Aim of the exercise >> Omit every image, and transcribe the remaining entries exactly as given.

Provided records >>
— BEGIN —
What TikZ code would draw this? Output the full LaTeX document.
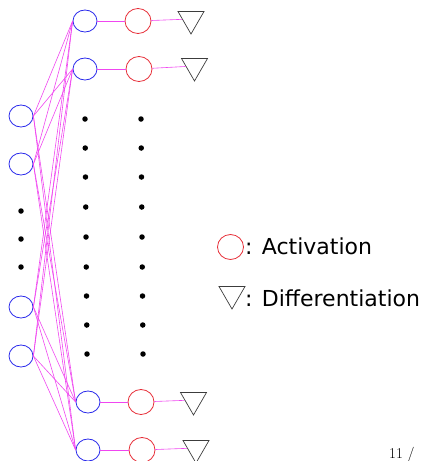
\documentclass[tikz,border=0pt]{standalone}
\usepackage{fontspec}
\setmainfont{DejaVu Sans}
\newfontfamily\pagefont{Latin Modern Roman}
\usetikzlibrary{shapes.geometric}
\definecolor{nblue}{RGB}{40,40,235}
\definecolor{nred}{RGB}{230,45,55}
\definecolor{edgemag}{RGB}{240,70,240}
\definecolor{trigray}{RGB}{60,60,60}
\begin{document}
\begin{tikzpicture}[x=1pt,y=-1pt,
  inode/.style={ellipse,draw=nblue,line width=0.8pt,minimum width=24pt,minimum height=22pt,inner sep=0pt},
  anode/.style={ellipse,draw=nred,line width=0.8pt,minimum width=26pt,minimum height=25pt,inner sep=0pt},
  dnode/.style={regular polygon,regular polygon sides=3,shape border rotate=180,draw=trigray,line width=0.7pt,minimum size=30pt,inner sep=0pt},
  dotnode/.style={circle,fill=black,minimum size=5.5pt,inner sep=0pt},
  edge/.style={draw=edgemag,line width=0.6pt},
  legtext/.style={anchor=west,inner sep=0pt,font=\fontsize{22pt}{24pt}\selectfont}]
\useasboundingbox (0,0) rectangle (422,461);
% input layer
\node[inode] (L1) at (21,116) {};
\node[inode] (L2) at (21,164) {};
\node[inode] (L3) at (21,307) {};
\node[inode] (L4) at (21,356) {};
\node[dotnode] (ld1) at (21,211) {};
\node[dotnode] (ld2) at (21,239) {};
\node[dotnode] (ld3) at (21,267) {};
% hidden layer
\node[inode] (H1) at (85,21) {};
\node[inode] (H2) at (85,69) {};
\node[inode] (H3) at (88,402) {};
\node[inode] (H4) at (88,450) {};
% activations
\node[anode] (A1) at (138,21) {};
\node[anode] (A2) at (139,69) {};
\node[anode] (A3) at (141,402) {};
\node[anode] (A4) at (142,450) {};
% differentiation
\node[dnode] (T1) at (191,19) {};
\node[dnode] (T2) at (194.5,66) {};
\node[dnode] (T3) at (193.5,400) {};
\node[dnode] (T4) at (196,448) {};
% dots
\foreach \i/\y in {1/119,2/148,3/177,4/207,5/237,6/267,7/296,8/325,9/354}{
  \pgfmathsetmacro{\xa}{85+2*(\y-119)/235}
  \pgfmathsetmacro{\xb}{141+2*(\y-119)/235}
  \node[dotnode] (md\i) at (\xa,\y) {};
  \node[dotnode] (rd\i) at (\xb,\y) {};
}
% edges
\foreach \l in {L1,L2,L3,L4}{
  \foreach \h in {H1,H2,H3,H4}{
    \draw[edge] (\l.east) -- (\h.west);
  }
}
\foreach \k in {1,2,3,4}{
  \draw[edge] (H\k) -- (A\k);
  \draw[edge] (A\k) -- (T\k);
}
% legend
\node[anode] (legA) at (230.5,247) {};
\node[legtext] (legAt) at (245,246) {: Activation};
\node[dnode] (legT) at (232,294) {};
\node[legtext] (legTt) at (245,298) {: Differentiation};
% page number
\node[anchor=base west,inner sep=0pt,font=\pagefont\fontsize{15pt}{17pt}\selectfont] (pg) at (389,458) {11 /};
\end{tikzpicture}
\end{document}
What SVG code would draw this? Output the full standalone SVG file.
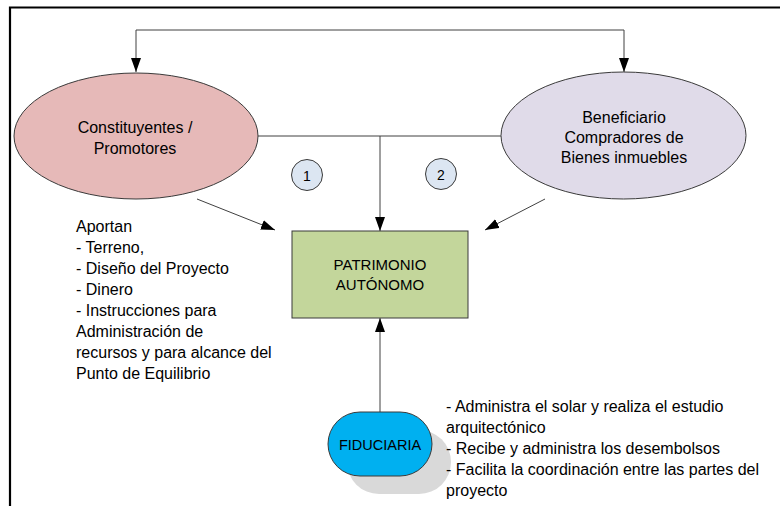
<svg xmlns="http://www.w3.org/2000/svg" width="780" height="506" viewBox="0 0 780 506">
<style>
text{font-family:"Liberation Sans",Arial,sans-serif;font-size:16px;fill:#000}
.c{text-anchor:middle}
.node{stroke:#3a3a3a;stroke-width:1}
.conn{fill:none;stroke:#404040;stroke-width:1}
</style>
<defs>
<marker id="ah" markerUnits="userSpaceOnUse" markerWidth="14" markerHeight="10" refX="14" refY="5" orient="auto-start-reverse" viewBox="0 0 14 10">
<path d="M0,0 L14,5 L0,10 z" fill="#000"/>
</marker>
</defs>
<rect width="780" height="506" fill="#fff"/>
<path d="M10,506 V7.5 H780" fill="none" stroke="#000" stroke-width="2.2"/>
<g id="connectors">
<path class="conn" d="M136,72 V30 H624 V72" marker-start="url(#ah)" marker-end="url(#ah)"/>
<path class="conn" d="M258,136 H501"/>
<path class="conn" d="M380,136 V231" marker-end="url(#ah)"/>
<path class="conn" d="M197,199 L275,230" marker-end="url(#ah)"/>
<path class="conn" d="M545,199 L485,230" marker-end="url(#ah)"/>
<path class="conn" d="M380,412 V318" marker-end="url(#ah)"/>
</g>
<g id="constituyentes">
<ellipse class="node" cx="136" cy="136" rx="122" ry="63" fill="#e6b9b8"/>
<text class="c" x="135" y="132.5">Constituyentes /</text>
<text class="c" x="135" y="153.5">Promotores</text>
</g>
<g id="beneficiario">
<ellipse class="node" cx="623.5" cy="135.5" rx="122.5" ry="63.5" fill="#e0dbe9"/>
<text class="c" x="624" y="122.5">Beneficiario</text>
<text class="c" x="624" y="143">Compradores de</text>
<text class="c" x="624" y="163">Bienes inmuebles</text>
</g>
<g id="badge1">
<circle class="node" cx="307" cy="175" r="15.5" fill="#dce6f2"/>
<text class="c" x="307" y="180.5" style="font-size:14px">1</text>
</g>
<g id="badge2">
<circle class="node" cx="441" cy="174" r="15.5" fill="#dce6f2"/>
<text class="c" x="441" y="179.5" style="font-size:14px">2</text>
</g>
<g id="patrimonio">
<rect class="node" x="292" y="231" width="176" height="87" fill="#c3d69b"/>
<text class="c" x="380" y="270" style="font-size:15px">PATRIMONIO</text>
<text class="c" x="380" y="290" style="font-size:15px">AUTÓNOMO</text>
</g>
<g id="aportan">
<text x="76" y="231.5">Aportan</text>
<text x="76" y="252.5">- Terreno,</text>
<text x="76" y="273.5">- Diseño del Proyecto</text>
<text x="76" y="294.5">- Dinero</text>
<text x="76" y="315.5">- Instrucciones para</text>
<text x="76" y="336.5">Administración de</text>
<text x="76" y="357.5">recursos y para alcance del</text>
<text x="76" y="378.5">Punto de Equilibrio</text>
</g>
<g id="fiduciaria">
<rect x="347" y="430" width="104" height="64" rx="32" fill="#d9d9d9"/>
<rect class="node" x="328" y="412" width="104" height="64" rx="32" fill="#00b0f0"/>
<text class="c" x="380" y="450" style="font-size:14.5px">FIDUCIARIA</text>
</g>
<g id="fiduciaria-notes">
<text x="446" y="412">- Administra el solar y realiza el estudio</text>
<text x="446" y="433">arquitectónico</text>
<text x="446" y="454">- Recibe y administra los desembolsos</text>
<text x="446" y="475">- Facilita la coordinación entre las partes del</text>
<text x="446" y="496">proyecto</text>
</g>
</svg>
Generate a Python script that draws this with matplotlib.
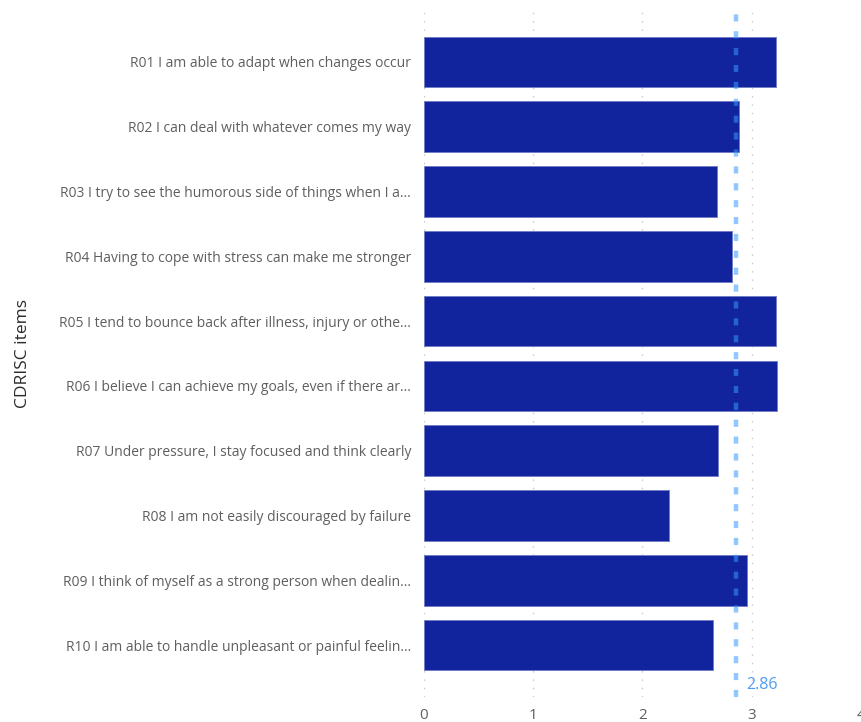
— END —
Task answer >>
What TikZ code would draw this? Output the full LaTeX document.
\documentclass[tikz,border=0pt]{standalone}
\usepackage{fontspec}
\setmainfont{DejaVu Sans}
\newfontfamily\pagefont{Latin Modern Roman}
\usetikzlibrary{shapes.geometric}
\definecolor{nblue}{RGB}{40,40,235}
\definecolor{nred}{RGB}{230,45,55}
\definecolor{edgemag}{RGB}{240,70,240}
\definecolor{trigray}{RGB}{60,60,60}
\begin{document}
\begin{tikzpicture}[x=1pt,y=-1pt,
  inode/.style={ellipse,draw=nblue,line width=0.8pt,minimum width=24pt,minimum height=22pt,inner sep=0pt},
  anode/.style={ellipse,draw=nred,line width=0.8pt,minimum width=26pt,minimum height=25pt,inner sep=0pt},
  dnode/.style={regular polygon,regular polygon sides=3,shape border rotate=180,draw=trigray,line width=0.7pt,minimum size=30pt,inner sep=0pt},
  dotnode/.style={circle,fill=black,minimum size=5.5pt,inner sep=0pt},
  edge/.style={draw=edgemag,line width=0.6pt},
  legtext/.style={anchor=west,inner sep=0pt,font=\fontsize{22pt}{24pt}\selectfont}]
\useasboundingbox (0,0) rectangle (422,461);
% input layer
\node[inode] (L1) at (21,116) {};
\node[inode] (L2) at (21,164) {};
\node[inode] (L3) at (21,307) {};
\node[inode] (L4) at (21,356) {};
\node[dotnode] (ld1) at (21,211) {};
\node[dotnode] (ld2) at (21,239) {};
\node[dotnode] (ld3) at (21,267) {};
% hidden layer
\node[inode] (H1) at (85,21) {};
\node[inode] (H2) at (85,69) {};
\node[inode] (H3) at (88,402) {};
\node[inode] (H4) at (88,450) {};
% activations
\node[anode] (A1) at (138,21) {};
\node[anode] (A2) at (139,69) {};
\node[anode] (A3) at (141,402) {};
\node[anode] (A4) at (142,450) {};
% differentiation
\node[dnode] (T1) at (191,19) {};
\node[dnode] (T2) at (194.5,66) {};
\node[dnode] (T3) at (193.5,400) {};
\node[dnode] (T4) at (196,448) {};
% dots
\foreach \i/\y in {1/119,2/148,3/177,4/207,5/237,6/267,7/296,8/325,9/354}{
  \pgfmathsetmacro{\xa}{85+2*(\y-119)/235}
  \pgfmathsetmacro{\xb}{141+2*(\y-119)/235}
  \node[dotnode] (md\i) at (\xa,\y) {};
  \node[dotnode] (rd\i) at (\xb,\y) {};
}
% edges
\foreach \l in {L1,L2,L3,L4}{
  \foreach \h in {H1,H2,H3,H4}{
    \draw[edge] (\l.east) -- (\h.west);
  }
}
\foreach \k in {1,2,3,4}{
  \draw[edge] (H\k) -- (A\k);
  \draw[edge] (A\k) -- (T\k);
}
% legend
\node[anode] (legA) at (230.5,247) {};
\node[legtext] (legAt) at (245,246) {: Activation};
\node[dnode] (legT) at (232,294) {};
\node[legtext] (legTt) at (245,298) {: Differentiation};
% page number
\node[anchor=base west,inner sep=0pt,font=\pagefont\fontsize{15pt}{17pt}\selectfont] (pg) at (389,458) {11 /};
\end{tikzpicture}
\end{document}
What SVG code would draw this? Output the full standalone SVG file.
<svg xmlns="http://www.w3.org/2000/svg" width="780" height="506" viewBox="0 0 780 506">
<style>
text{font-family:"Liberation Sans",Arial,sans-serif;font-size:16px;fill:#000}
.c{text-anchor:middle}
.node{stroke:#3a3a3a;stroke-width:1}
.conn{fill:none;stroke:#404040;stroke-width:1}
</style>
<defs>
<marker id="ah" markerUnits="userSpaceOnUse" markerWidth="14" markerHeight="10" refX="14" refY="5" orient="auto-start-reverse" viewBox="0 0 14 10">
<path d="M0,0 L14,5 L0,10 z" fill="#000"/>
</marker>
</defs>
<rect width="780" height="506" fill="#fff"/>
<path d="M10,506 V7.5 H780" fill="none" stroke="#000" stroke-width="2.2"/>
<g id="connectors">
<path class="conn" d="M136,72 V30 H624 V72" marker-start="url(#ah)" marker-end="url(#ah)"/>
<path class="conn" d="M258,136 H501"/>
<path class="conn" d="M380,136 V231" marker-end="url(#ah)"/>
<path class="conn" d="M197,199 L275,230" marker-end="url(#ah)"/>
<path class="conn" d="M545,199 L485,230" marker-end="url(#ah)"/>
<path class="conn" d="M380,412 V318" marker-end="url(#ah)"/>
</g>
<g id="constituyentes">
<ellipse class="node" cx="136" cy="136" rx="122" ry="63" fill="#e6b9b8"/>
<text class="c" x="135" y="132.5">Constituyentes /</text>
<text class="c" x="135" y="153.5">Promotores</text>
</g>
<g id="beneficiario">
<ellipse class="node" cx="623.5" cy="135.5" rx="122.5" ry="63.5" fill="#e0dbe9"/>
<text class="c" x="624" y="122.5">Beneficiario</text>
<text class="c" x="624" y="143">Compradores de</text>
<text class="c" x="624" y="163">Bienes inmuebles</text>
</g>
<g id="badge1">
<circle class="node" cx="307" cy="175" r="15.5" fill="#dce6f2"/>
<text class="c" x="307" y="180.5" style="font-size:14px">1</text>
</g>
<g id="badge2">
<circle class="node" cx="441" cy="174" r="15.5" fill="#dce6f2"/>
<text class="c" x="441" y="179.5" style="font-size:14px">2</text>
</g>
<g id="patrimonio">
<rect class="node" x="292" y="231" width="176" height="87" fill="#c3d69b"/>
<text class="c" x="380" y="270" style="font-size:15px">PATRIMONIO</text>
<text class="c" x="380" y="290" style="font-size:15px">AUTÓNOMO</text>
</g>
<g id="aportan">
<text x="76" y="231.5">Aportan</text>
<text x="76" y="252.5">- Terreno,</text>
<text x="76" y="273.5">- Diseño del Proyecto</text>
<text x="76" y="294.5">- Dinero</text>
<text x="76" y="315.5">- Instrucciones para</text>
<text x="76" y="336.5">Administración de</text>
<text x="76" y="357.5">recursos y para alcance del</text>
<text x="76" y="378.5">Punto de Equilibrio</text>
</g>
<g id="fiduciaria">
<rect x="347" y="430" width="104" height="64" rx="32" fill="#d9d9d9"/>
<rect class="node" x="328" y="412" width="104" height="64" rx="32" fill="#00b0f0"/>
<text class="c" x="380" y="450" style="font-size:14.5px">FIDUCIARIA</text>
</g>
<g id="fiduciaria-notes">
<text x="446" y="412">- Administra el solar y realiza el estudio</text>
<text x="446" y="433">arquitectónico</text>
<text x="446" y="454">- Recibe y administra los desembolsos</text>
<text x="446" y="475">- Facilita la coordinación entre las partes del</text>
<text x="446" y="496">proyecto</text>
</g>
</svg>
Generate a Python script that draws this with matplotlib.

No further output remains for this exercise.